I just remembered this issue where there were problems in rclc_support_init: https://github.com/micro-ROS/micro_ros_stm32cubemx_utils/issues/110

It was a matter of allocators, could you just read this issue and replicate its solution?

[28marcel28]

So, i understand, that the problem can be a bad Allocation. Does that mean, i can use the normal alloc malloc, free functions to replace following: rcl_allocator_t freeRTOS_allocator = rcutils_get_zero_initialized_allocator(); freeRTOS_allocator.allocate = microros_allocate; freeRTOS_allocator.deallocate = microros_deallocate; freeRTOS_allocator.reallocate = microros_reallocate; freeRTOS_allocator.zero_allocate = microros_zero_allocate;

I couldnt see any wrapper functions to solve the problem in the mentioned issue: #110

[danielallstar]

Hi @28marcel28, did you find a solution for this problem?

[28marcel28]

Hey @danielallstar, we didnt find a solution for the STM32F767ZI. But we changed the board to the STM32F401re and it works fine!

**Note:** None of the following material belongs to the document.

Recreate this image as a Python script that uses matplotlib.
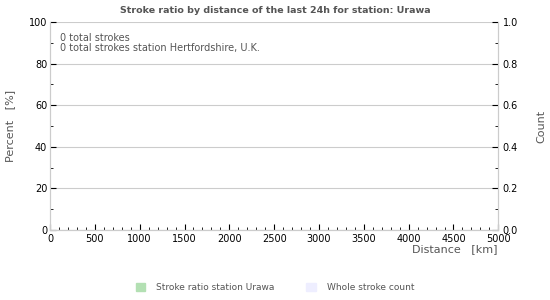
import matplotlib.pyplot as plt
from matplotlib.patches import Patch
from matplotlib.ticker import MultipleLocator
import numpy as np

# distance bins (km) and values -- no strokes in the last 24h
distance = np.arange(0, 5000, 100)
ratio = np.zeros(len(distance))
count = np.zeros(len(distance))
total_strokes = 0
station_strokes = 0
station = "Urawa"
home = "Hertfordshire, U.K."

grey = '#555555'
fig = plt.figure(figsize=(5.5, 3), dpi=100)
ax = fig.add_axes([0.091, 0.233, 0.815, 0.694])
ax2 = ax.twinx()

ax.bar(distance + 50, ratio, width=90, color='#b3e0b3')
ax2.bar(distance + 50, count, width=90, color='#eeeeff')

ax.set_xlim(0, 5000)
ax.set_ylim(0, 100)
ax2.set_ylim(0, 1)
ax.xaxis.set_major_locator(MultipleLocator(500))
ax.xaxis.set_minor_locator(MultipleLocator(100))
ax.yaxis.set_major_locator(MultipleLocator(20))
ax.yaxis.set_minor_locator(MultipleLocator(10))
ax2.yaxis.set_major_locator(MultipleLocator(0.2))
ax2.yaxis.set_minor_locator(MultipleLocator(0.1))
ax2.yaxis.set_major_formatter(plt.FormatStrFormatter('%.1f'))

ax.grid(axis='y', color='#cccccc', linewidth=0.8)
ax.set_axisbelow(True)
for a in (ax, ax2):
    for s in a.spines.values():
        s.set_color('#cccccc')
    a.tick_params(which='major', direction='in', length=4, labelsize=7, pad=2, color='black')
    a.tick_params(which='minor', direction='in', length=2, color='black')
ax.tick_params(axis='x', pad=3)
ax2.tick_params(axis='y', pad=3)
ax.spines['top'].set_visible(False)
ax2.spines['top'].set_visible(False)

fig.text(0.5, 0.965, f"Stroke ratio by distance of the last 24h for station: {station}",
         ha='center', va='center', fontsize=6.8, fontweight='bold', color=grey)
ax.text(0.022, 0.945, f"{total_strokes} total strokes\n{station_strokes} total strokes station {home}",
        transform=ax.transAxes, va='top', ha='left', fontsize=7, color=grey, linespacing=1.0)

fig.text(0.018, 0.58, "Percent   [%]", rotation=90, ha='center', va='center', fontsize=8, color=grey)
fig.text(0.985, 0.58, "Count", rotation=90, ha='center', va='center', fontsize=8, color=grey)
fig.text(0.905, 0.17, "Distance   [km]", ha='right', va='center', fontsize=8, color=grey)

handles = [Patch(color='#b3e0b3'), Patch(color='#eeeeff')]
fig.legend(handles, [f"Stroke ratio station {station}", "Whole stroke count"],
           loc='center', bbox_to_anchor=(0.5, 0.042), ncol=2, frameon=False,
           fontsize=6.5, labelcolor=grey, handlelength=1.1, handleheight=1.1,
           columnspacing=3.5, handletextpad=1.2)

fig.savefig('out.png', dpi=100)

But we assume that the Transport Layer has an Hardware problem via USART and UART. This board isnt compatible for the present Microros-Stack!

[zp1915]

@danielallstar @28marcel28 I have the same problem as you using the STM32F103ZE. finally,I find a solution from the suggetion of pablogs9. the stack of microros task is too small. const osThreadAttr_t defaultTask_attributes = { .name = "defaultTask", .stack_size = 128 * 16, //.stack_size = 128 * 4 .priority = (osPriority_t) osPriorityNormal, };